BRIEF =
Examine the material below. Gather every line in which the string "chart" appears.

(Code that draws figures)
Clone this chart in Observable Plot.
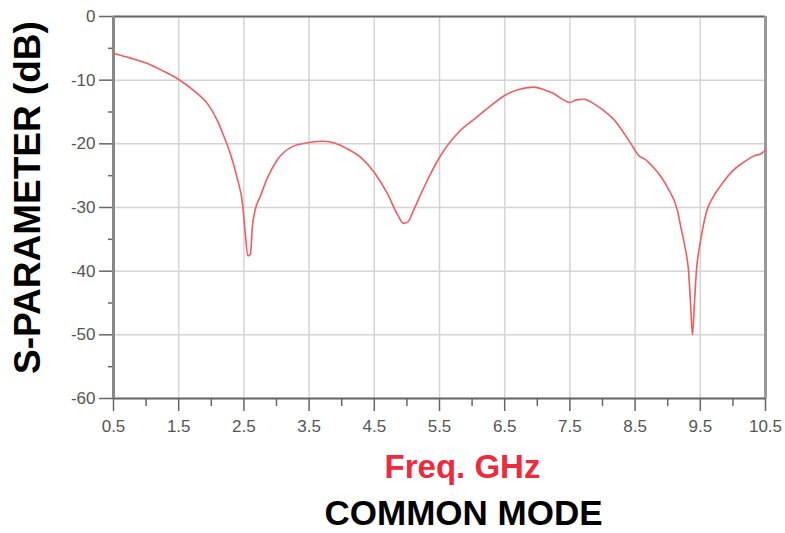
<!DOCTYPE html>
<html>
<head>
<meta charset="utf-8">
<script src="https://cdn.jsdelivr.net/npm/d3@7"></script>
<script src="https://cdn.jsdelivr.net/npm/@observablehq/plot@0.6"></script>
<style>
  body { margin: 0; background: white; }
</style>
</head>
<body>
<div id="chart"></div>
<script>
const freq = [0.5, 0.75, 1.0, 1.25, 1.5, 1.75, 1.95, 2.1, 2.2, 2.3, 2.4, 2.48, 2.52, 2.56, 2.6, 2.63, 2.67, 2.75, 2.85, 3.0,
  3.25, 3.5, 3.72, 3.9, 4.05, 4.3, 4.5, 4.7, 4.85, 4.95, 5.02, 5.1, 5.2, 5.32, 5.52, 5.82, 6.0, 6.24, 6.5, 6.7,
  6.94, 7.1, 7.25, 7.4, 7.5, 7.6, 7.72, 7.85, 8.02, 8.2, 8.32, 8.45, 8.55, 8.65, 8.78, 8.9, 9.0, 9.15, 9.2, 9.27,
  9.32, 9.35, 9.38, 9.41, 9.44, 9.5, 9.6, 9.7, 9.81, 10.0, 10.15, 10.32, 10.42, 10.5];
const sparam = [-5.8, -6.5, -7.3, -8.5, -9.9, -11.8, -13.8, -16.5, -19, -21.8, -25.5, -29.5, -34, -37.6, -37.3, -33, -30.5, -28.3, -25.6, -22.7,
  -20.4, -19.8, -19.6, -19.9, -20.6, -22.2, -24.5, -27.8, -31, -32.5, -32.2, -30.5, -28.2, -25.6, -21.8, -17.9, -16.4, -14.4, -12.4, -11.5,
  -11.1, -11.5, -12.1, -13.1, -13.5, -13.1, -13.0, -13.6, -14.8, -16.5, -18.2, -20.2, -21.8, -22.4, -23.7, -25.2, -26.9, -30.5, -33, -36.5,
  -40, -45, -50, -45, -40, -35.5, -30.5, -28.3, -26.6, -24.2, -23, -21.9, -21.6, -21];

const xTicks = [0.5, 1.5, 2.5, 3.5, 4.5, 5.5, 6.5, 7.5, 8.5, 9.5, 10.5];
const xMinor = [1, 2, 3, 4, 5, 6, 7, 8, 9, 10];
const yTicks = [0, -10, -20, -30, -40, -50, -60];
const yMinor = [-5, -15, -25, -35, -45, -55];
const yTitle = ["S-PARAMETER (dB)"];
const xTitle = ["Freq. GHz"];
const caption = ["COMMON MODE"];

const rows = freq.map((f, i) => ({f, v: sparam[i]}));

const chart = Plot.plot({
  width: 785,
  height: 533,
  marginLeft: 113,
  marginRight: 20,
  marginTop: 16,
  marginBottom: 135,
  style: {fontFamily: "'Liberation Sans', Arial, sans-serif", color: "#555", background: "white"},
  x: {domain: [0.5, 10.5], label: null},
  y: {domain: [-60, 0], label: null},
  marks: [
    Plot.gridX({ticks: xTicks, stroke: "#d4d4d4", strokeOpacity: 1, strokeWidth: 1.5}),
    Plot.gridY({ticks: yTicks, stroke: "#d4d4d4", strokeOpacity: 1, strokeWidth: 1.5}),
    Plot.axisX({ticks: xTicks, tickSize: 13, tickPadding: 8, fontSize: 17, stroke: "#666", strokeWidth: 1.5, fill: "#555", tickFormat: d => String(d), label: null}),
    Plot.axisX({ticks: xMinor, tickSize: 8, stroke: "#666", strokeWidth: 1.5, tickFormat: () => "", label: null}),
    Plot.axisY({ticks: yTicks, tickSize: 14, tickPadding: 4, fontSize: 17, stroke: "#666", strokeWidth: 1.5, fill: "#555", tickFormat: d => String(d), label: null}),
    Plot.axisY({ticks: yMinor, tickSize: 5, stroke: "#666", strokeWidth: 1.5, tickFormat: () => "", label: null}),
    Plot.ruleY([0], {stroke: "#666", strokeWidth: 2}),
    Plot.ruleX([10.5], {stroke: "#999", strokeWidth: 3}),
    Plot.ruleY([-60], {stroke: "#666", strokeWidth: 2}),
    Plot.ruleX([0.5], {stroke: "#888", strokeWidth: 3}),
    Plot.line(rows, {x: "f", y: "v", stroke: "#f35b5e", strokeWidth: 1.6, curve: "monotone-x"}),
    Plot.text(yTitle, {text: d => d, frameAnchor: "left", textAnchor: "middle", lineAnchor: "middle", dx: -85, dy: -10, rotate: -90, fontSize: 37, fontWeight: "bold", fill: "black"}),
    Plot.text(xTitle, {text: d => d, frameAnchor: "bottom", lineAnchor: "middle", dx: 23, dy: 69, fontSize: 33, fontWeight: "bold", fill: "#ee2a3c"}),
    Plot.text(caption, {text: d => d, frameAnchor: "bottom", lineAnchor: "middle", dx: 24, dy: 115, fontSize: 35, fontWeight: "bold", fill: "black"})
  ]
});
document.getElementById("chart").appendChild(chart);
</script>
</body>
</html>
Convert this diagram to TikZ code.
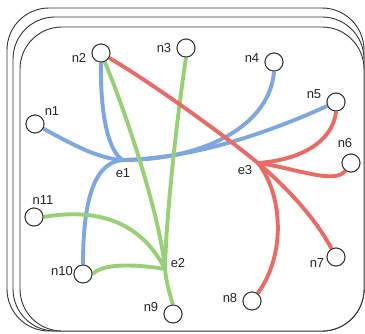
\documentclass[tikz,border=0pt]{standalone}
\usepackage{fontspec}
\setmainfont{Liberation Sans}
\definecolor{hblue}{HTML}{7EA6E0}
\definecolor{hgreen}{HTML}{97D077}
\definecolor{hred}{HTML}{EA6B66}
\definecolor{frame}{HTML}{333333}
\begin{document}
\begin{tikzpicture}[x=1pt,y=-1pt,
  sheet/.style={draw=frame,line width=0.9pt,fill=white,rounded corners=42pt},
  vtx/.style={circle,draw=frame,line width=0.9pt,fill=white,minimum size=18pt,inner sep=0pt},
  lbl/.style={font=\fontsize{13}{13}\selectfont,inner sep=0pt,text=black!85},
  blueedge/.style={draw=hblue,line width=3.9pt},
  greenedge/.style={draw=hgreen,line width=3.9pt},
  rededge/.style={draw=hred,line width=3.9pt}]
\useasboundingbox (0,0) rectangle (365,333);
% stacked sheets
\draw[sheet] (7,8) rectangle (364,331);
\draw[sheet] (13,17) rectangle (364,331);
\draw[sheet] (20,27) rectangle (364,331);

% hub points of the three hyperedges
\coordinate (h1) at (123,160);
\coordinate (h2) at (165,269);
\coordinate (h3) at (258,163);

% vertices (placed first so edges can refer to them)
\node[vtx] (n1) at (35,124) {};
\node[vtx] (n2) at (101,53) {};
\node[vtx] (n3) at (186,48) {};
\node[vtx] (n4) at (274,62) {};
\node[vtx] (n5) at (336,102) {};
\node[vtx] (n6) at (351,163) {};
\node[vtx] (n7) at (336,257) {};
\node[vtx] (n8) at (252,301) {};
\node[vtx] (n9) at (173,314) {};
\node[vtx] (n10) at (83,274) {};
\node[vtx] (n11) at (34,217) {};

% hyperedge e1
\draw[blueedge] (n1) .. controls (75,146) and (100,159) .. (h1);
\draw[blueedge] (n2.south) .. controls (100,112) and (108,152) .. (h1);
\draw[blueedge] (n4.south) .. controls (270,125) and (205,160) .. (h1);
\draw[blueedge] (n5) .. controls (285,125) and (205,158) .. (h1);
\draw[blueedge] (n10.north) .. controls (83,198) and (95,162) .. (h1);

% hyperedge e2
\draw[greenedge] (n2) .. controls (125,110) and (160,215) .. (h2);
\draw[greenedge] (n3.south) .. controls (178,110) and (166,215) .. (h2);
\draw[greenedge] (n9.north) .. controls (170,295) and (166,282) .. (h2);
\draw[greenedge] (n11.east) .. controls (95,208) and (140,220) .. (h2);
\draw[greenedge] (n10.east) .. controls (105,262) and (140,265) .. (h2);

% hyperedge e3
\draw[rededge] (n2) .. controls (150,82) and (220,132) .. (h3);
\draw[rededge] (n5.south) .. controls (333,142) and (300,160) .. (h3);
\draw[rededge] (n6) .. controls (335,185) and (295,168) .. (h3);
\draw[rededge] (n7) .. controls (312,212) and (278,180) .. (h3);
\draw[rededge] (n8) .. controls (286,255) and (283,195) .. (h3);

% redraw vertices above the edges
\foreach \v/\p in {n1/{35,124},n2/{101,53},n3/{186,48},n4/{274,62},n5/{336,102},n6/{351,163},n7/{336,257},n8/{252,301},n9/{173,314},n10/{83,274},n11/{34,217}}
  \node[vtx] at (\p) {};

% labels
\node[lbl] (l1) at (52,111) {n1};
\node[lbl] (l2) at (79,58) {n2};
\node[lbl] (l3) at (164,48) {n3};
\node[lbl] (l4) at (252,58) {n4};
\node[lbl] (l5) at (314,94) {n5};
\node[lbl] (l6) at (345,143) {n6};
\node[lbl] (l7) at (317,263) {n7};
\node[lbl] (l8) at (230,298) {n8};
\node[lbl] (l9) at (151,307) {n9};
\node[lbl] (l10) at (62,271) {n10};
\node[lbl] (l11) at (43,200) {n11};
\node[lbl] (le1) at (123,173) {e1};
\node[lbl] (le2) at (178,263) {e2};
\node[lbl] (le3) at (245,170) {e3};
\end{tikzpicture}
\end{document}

---

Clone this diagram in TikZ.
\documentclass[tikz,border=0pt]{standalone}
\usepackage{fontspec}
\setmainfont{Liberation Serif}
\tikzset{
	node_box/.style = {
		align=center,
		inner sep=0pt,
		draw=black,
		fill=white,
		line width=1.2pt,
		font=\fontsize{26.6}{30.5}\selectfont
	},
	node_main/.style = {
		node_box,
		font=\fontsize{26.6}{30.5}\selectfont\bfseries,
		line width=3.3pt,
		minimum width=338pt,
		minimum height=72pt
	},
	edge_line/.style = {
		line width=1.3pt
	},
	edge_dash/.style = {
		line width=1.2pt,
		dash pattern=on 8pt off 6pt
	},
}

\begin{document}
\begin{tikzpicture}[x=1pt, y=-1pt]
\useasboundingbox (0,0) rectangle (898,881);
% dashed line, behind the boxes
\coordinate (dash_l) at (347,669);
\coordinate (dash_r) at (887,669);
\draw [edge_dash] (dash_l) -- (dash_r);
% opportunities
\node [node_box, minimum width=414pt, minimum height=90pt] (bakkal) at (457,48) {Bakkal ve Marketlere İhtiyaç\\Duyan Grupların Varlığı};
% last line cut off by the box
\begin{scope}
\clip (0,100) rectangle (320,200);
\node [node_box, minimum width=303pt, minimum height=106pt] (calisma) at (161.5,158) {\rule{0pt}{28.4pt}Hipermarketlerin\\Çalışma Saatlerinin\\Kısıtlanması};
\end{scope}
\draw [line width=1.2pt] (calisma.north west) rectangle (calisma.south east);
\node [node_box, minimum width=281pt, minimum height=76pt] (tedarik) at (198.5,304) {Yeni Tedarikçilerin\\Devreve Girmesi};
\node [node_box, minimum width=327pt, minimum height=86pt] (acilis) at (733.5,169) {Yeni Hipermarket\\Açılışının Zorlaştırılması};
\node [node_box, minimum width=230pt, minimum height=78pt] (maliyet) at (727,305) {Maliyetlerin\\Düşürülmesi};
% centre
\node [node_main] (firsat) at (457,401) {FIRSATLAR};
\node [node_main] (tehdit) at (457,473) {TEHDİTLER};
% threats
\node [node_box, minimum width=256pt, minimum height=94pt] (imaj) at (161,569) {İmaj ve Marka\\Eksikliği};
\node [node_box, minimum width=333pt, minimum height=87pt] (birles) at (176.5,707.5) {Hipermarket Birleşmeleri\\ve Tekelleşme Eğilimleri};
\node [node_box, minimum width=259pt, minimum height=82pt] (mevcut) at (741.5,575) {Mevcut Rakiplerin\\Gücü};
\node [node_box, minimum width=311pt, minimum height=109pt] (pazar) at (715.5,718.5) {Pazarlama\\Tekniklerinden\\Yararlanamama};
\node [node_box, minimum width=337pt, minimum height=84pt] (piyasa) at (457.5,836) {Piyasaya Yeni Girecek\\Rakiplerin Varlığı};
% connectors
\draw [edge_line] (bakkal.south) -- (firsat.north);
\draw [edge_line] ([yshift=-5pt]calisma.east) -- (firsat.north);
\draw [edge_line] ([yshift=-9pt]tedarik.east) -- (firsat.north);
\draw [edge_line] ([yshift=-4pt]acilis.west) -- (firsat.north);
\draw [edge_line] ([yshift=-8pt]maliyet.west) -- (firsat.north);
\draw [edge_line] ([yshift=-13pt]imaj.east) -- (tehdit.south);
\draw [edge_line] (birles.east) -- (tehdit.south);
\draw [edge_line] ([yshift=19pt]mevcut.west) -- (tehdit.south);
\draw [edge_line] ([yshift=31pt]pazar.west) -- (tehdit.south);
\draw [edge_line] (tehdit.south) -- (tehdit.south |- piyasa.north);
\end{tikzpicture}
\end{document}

--

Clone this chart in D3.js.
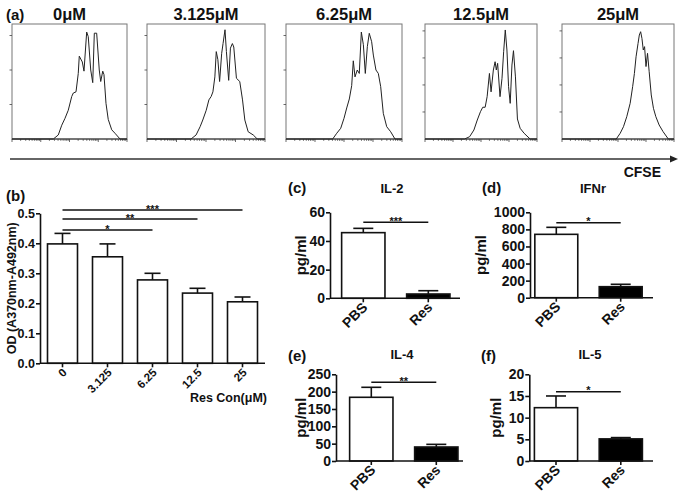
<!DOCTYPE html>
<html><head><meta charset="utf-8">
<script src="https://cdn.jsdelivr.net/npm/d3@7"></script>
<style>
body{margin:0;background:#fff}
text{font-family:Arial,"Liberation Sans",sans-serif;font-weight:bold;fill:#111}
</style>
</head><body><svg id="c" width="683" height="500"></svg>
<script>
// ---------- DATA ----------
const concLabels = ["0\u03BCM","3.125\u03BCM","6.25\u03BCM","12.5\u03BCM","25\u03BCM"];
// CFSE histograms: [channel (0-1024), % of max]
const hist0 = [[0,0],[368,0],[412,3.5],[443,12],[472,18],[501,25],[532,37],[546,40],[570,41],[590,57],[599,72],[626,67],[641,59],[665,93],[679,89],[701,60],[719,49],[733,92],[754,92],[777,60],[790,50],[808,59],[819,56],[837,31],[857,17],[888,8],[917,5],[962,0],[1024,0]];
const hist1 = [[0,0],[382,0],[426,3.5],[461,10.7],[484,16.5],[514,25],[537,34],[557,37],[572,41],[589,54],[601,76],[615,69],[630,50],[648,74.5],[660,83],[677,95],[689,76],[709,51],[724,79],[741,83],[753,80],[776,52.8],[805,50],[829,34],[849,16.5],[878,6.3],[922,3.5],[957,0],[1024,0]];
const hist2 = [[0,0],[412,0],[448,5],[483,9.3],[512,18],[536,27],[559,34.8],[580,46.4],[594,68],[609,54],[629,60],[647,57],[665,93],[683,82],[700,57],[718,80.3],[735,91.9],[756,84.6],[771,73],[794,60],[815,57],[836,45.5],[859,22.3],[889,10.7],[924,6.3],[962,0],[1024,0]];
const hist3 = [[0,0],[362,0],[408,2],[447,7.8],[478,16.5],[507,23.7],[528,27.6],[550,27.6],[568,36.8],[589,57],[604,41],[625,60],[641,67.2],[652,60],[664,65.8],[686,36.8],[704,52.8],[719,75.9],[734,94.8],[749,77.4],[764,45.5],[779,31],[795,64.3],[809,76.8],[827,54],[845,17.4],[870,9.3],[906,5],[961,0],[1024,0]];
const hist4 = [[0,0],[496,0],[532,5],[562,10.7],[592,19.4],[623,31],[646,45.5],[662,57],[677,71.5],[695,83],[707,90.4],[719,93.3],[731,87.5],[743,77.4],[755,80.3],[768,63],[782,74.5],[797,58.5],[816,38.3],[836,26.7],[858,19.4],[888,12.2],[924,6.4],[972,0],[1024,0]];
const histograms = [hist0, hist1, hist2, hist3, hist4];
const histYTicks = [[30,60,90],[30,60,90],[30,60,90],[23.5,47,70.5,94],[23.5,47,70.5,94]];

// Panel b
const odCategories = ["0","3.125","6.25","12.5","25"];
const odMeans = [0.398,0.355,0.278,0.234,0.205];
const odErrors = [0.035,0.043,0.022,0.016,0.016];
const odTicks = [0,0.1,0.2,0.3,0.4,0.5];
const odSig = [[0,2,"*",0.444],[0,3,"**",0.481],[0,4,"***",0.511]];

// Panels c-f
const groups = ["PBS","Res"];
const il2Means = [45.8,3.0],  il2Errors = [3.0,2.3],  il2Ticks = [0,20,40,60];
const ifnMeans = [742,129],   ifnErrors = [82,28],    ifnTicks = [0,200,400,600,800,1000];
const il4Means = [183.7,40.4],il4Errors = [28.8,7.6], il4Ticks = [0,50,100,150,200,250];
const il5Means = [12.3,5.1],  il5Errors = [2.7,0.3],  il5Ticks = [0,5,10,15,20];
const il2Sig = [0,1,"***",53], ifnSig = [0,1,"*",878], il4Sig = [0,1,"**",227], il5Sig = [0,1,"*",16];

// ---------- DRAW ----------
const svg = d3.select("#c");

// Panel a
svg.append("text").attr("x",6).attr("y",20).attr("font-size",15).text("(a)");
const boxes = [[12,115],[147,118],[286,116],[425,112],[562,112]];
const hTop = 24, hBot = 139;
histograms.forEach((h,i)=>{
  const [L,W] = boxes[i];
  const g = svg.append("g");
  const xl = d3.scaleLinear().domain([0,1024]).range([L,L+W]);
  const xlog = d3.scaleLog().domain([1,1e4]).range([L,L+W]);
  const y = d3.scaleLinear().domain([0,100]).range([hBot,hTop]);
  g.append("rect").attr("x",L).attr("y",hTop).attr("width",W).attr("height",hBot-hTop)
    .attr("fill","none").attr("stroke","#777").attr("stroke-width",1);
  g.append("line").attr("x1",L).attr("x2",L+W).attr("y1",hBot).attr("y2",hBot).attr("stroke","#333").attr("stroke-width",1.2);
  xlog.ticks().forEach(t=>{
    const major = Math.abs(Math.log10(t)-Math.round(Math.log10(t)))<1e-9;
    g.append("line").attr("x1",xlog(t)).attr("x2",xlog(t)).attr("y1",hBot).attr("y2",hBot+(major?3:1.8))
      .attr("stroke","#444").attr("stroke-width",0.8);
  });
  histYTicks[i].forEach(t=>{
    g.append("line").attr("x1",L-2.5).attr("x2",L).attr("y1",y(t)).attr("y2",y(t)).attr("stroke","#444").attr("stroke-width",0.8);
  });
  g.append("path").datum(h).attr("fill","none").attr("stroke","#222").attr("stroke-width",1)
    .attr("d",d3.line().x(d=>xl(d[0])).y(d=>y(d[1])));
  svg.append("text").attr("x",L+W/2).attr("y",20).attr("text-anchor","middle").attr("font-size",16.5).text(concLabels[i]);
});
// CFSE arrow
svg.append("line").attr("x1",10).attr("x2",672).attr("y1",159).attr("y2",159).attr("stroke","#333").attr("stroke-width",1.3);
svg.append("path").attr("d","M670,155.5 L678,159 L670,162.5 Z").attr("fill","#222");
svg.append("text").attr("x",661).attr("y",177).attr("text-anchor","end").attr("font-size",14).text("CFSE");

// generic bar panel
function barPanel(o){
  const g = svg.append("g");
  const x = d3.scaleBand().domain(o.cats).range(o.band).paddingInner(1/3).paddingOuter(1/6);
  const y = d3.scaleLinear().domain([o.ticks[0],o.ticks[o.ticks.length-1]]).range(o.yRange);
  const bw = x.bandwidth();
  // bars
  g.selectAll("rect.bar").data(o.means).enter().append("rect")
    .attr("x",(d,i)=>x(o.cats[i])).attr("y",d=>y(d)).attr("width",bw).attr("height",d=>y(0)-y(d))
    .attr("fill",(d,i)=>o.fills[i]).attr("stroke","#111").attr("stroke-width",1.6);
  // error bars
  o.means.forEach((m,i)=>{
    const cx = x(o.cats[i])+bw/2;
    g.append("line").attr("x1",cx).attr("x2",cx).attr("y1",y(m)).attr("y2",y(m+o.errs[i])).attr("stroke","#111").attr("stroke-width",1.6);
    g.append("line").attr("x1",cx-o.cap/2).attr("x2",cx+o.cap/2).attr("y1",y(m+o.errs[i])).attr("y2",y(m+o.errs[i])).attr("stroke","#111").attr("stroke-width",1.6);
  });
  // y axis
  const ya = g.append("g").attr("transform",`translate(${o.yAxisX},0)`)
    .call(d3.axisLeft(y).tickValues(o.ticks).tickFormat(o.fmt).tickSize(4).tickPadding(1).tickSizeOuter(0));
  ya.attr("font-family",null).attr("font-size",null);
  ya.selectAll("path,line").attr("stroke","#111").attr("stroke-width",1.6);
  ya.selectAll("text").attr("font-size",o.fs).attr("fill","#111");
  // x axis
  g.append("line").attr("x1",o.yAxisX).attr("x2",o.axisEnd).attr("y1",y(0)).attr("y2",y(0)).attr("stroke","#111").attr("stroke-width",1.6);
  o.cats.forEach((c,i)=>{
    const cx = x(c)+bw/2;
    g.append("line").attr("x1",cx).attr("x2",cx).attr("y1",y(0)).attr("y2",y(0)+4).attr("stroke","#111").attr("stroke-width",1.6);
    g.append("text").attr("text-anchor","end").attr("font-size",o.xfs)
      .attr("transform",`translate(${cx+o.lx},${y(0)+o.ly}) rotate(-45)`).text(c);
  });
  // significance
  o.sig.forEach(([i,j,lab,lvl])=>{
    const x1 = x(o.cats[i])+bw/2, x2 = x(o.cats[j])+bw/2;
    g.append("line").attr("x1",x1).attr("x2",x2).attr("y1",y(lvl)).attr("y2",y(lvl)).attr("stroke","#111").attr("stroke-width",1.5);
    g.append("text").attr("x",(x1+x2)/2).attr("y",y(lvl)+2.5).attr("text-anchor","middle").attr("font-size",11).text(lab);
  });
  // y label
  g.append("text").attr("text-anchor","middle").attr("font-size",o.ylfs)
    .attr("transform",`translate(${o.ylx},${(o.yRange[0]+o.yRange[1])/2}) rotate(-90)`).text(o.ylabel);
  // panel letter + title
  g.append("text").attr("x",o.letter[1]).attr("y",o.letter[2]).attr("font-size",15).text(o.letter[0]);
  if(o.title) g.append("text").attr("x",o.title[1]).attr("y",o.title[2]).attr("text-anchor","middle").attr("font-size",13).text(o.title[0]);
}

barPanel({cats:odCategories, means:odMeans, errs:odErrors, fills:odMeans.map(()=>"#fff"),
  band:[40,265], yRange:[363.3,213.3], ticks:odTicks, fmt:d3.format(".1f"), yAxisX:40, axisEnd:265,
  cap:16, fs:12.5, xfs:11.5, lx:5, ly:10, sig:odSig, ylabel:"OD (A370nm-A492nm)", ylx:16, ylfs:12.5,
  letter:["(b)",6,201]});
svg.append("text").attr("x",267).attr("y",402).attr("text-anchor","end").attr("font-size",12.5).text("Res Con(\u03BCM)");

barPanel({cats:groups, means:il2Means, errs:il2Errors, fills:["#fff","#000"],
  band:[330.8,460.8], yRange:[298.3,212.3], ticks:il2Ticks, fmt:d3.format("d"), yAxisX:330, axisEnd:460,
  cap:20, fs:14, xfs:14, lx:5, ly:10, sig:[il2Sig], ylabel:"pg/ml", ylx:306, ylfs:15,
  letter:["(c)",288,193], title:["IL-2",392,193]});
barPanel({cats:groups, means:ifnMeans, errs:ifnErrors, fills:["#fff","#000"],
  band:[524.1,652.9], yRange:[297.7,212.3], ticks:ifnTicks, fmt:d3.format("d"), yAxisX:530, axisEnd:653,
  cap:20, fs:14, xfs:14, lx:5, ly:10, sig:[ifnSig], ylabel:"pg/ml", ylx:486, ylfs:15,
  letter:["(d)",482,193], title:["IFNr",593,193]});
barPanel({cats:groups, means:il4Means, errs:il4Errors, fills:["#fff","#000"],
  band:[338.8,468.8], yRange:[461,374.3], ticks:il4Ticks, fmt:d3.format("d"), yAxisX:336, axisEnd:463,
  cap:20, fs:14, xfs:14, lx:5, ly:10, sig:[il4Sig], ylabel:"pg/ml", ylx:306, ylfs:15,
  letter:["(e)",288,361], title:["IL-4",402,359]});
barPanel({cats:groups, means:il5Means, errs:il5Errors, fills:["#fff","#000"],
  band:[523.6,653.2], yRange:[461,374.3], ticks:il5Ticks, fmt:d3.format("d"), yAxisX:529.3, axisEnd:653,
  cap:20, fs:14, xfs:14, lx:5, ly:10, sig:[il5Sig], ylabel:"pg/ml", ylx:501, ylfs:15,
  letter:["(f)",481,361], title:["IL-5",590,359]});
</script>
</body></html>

TASK ANSWER =
Clone this chart in Observable Plot.
<div id="chart"></div>
const chart = Plot.plot({
document.getElementById("chart").appendChild(chart);
Clone this chart in D3.js.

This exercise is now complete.